**TASK STATEMENT:** Exactly the lines from the one containing "Emit a component" through the one containing "Serif', 'Times New" are to be returned, please, without any pictures.

**EXTRACTED MATERIAL:**
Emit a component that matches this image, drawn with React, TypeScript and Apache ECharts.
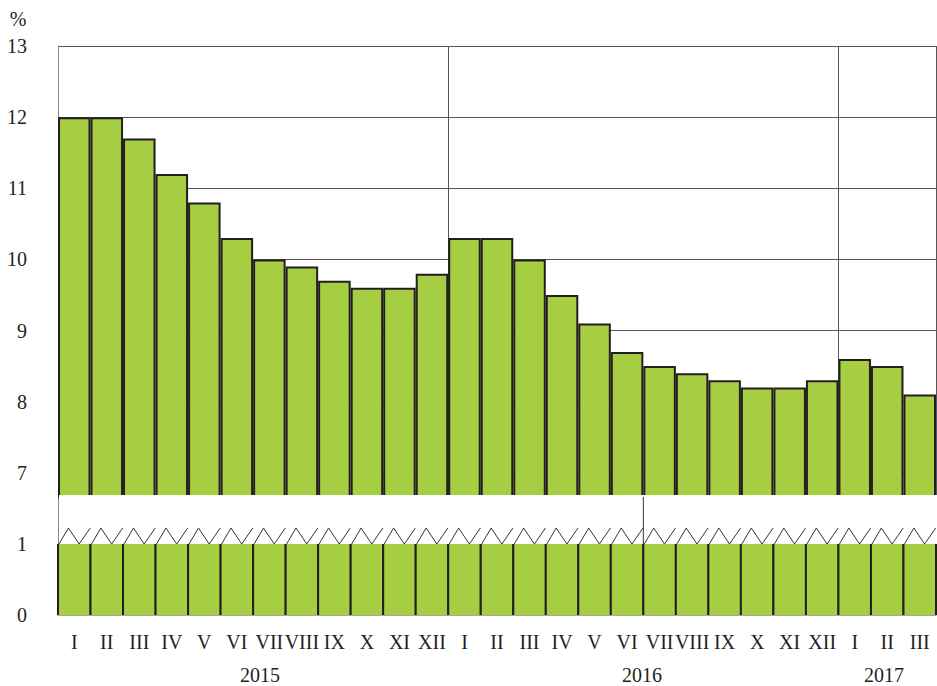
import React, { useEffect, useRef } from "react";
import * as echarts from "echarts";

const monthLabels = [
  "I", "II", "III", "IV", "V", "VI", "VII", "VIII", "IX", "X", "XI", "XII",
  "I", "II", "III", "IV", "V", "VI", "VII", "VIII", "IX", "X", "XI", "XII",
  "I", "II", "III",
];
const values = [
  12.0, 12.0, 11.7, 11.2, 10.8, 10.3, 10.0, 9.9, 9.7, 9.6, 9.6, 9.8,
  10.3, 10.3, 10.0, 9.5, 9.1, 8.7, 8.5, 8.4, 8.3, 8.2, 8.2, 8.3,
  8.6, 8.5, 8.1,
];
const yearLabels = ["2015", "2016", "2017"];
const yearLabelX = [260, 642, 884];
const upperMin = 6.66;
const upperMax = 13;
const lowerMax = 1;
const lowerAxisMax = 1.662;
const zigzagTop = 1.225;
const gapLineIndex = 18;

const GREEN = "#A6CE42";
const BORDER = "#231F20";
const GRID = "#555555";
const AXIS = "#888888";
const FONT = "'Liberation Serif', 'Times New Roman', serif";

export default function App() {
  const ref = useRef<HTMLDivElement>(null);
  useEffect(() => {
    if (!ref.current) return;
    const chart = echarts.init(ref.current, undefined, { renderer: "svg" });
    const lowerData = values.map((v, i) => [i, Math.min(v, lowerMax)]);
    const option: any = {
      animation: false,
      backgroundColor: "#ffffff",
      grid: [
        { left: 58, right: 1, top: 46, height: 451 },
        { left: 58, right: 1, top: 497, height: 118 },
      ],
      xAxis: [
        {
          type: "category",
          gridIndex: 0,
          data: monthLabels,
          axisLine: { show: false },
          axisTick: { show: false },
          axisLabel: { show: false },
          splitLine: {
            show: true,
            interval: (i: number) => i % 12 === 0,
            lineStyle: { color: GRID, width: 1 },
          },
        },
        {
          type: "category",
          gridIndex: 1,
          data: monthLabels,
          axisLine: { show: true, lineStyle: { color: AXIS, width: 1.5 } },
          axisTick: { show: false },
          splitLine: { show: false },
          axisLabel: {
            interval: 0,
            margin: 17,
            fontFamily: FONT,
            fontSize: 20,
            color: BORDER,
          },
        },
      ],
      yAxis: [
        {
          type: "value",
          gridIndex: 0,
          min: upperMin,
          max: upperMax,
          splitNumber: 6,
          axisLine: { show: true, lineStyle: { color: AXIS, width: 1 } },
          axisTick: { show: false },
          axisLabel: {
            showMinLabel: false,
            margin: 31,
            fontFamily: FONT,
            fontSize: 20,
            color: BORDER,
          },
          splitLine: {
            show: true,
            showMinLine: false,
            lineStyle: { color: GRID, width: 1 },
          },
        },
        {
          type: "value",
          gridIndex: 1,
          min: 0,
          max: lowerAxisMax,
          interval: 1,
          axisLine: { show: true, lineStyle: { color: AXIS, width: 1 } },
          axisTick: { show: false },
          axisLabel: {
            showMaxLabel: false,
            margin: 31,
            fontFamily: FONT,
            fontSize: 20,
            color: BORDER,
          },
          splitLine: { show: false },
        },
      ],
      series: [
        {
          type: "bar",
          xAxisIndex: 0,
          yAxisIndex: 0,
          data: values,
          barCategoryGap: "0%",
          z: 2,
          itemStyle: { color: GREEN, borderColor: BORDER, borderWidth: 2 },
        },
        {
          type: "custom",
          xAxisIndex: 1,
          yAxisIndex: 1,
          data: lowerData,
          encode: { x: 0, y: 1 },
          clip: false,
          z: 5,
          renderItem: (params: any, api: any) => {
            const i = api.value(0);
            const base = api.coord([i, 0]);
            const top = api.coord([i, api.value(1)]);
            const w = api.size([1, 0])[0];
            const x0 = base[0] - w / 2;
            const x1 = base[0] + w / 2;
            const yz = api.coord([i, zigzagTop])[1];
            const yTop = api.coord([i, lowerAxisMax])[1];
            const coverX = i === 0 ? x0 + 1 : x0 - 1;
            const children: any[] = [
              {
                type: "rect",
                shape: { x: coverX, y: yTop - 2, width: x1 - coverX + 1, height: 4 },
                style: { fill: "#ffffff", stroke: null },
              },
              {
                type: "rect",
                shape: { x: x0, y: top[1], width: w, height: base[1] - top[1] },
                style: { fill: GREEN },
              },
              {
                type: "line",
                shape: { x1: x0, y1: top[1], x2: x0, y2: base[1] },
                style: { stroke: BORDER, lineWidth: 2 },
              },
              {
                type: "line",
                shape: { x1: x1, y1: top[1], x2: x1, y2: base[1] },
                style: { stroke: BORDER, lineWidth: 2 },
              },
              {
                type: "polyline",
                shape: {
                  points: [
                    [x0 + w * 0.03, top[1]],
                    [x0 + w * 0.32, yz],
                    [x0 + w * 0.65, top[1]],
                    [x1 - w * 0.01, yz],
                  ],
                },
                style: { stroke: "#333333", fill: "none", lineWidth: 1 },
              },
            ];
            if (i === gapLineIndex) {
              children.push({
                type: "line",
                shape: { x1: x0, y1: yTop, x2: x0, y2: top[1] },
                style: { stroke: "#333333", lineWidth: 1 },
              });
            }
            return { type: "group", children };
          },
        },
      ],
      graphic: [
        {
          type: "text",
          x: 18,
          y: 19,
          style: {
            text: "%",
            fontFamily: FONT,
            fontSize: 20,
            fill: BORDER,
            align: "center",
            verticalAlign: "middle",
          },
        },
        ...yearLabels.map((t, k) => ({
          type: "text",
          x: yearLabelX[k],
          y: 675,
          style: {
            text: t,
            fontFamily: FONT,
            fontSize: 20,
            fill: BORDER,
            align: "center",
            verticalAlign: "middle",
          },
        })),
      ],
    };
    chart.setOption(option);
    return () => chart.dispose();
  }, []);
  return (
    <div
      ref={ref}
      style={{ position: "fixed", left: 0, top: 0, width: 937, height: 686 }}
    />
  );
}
* * *
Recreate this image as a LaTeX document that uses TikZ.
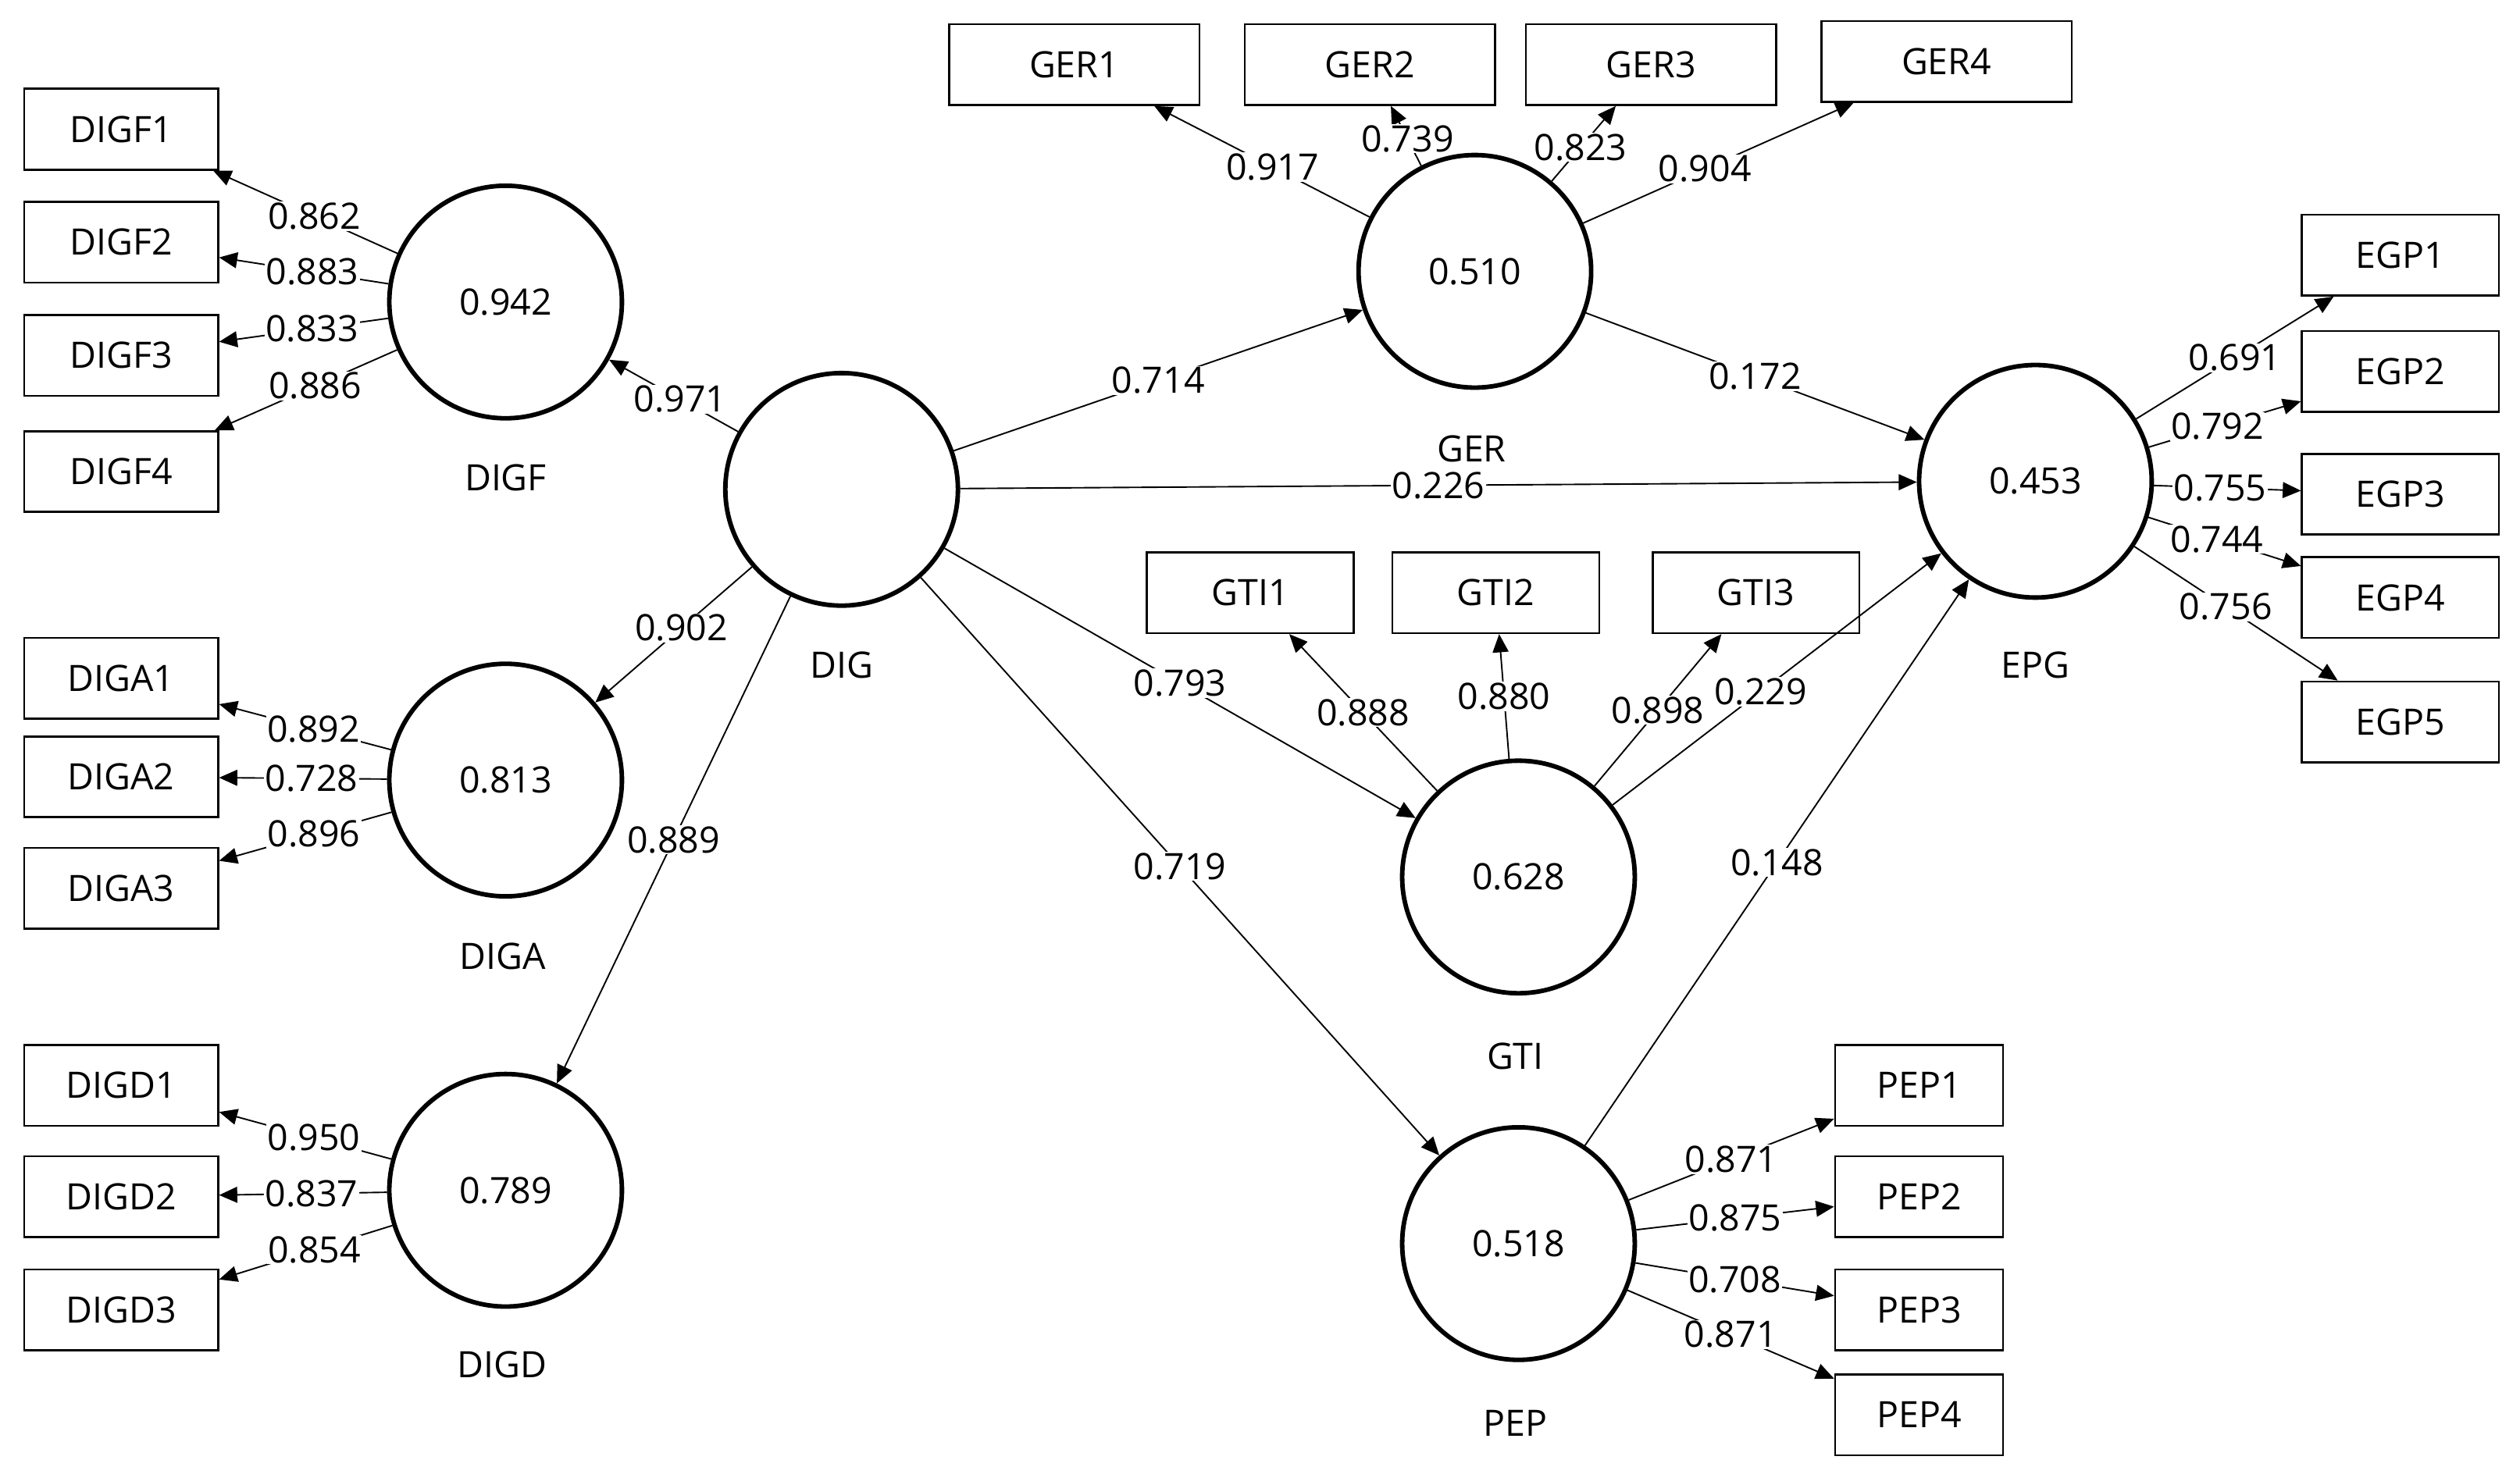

**CORRECT OUTPUT:**
Emit a component that matches this image, drawn with React, TypeScript and Apache ECharts.
import React, { useEffect, useRef } from "react";
import * as echarts from "echarts";

const monthLabels = [
  "I", "II", "III", "IV", "V", "VI", "VII", "VIII", "IX", "X", "XI", "XII",
  "I", "II", "III", "IV", "V", "VI", "VII", "VIII", "IX", "X", "XI", "XII",
  "I", "II", "III",
];
const values = [
  12.0, 12.0, 11.7, 11.2, 10.8, 10.3, 10.0, 9.9, 9.7, 9.6, 9.6, 9.8,
  10.3, 10.3, 10.0, 9.5, 9.1, 8.7, 8.5, 8.4, 8.3, 8.2, 8.2, 8.3,
  8.6, 8.5, 8.1,
];
const yearLabels = ["2015", "2016", "2017"];
const yearLabelX = [260, 642, 884];
const upperMin = 6.66;
const upperMax = 13;
const lowerMax = 1;
const lowerAxisMax = 1.662;
const zigzagTop = 1.225;
const gapLineIndex = 18;

const GREEN = "#A6CE42";
const BORDER = "#231F20";
const GRID = "#555555";
const AXIS = "#888888";
const FONT = "'Liberation Serif', 'Times New Roman', serif";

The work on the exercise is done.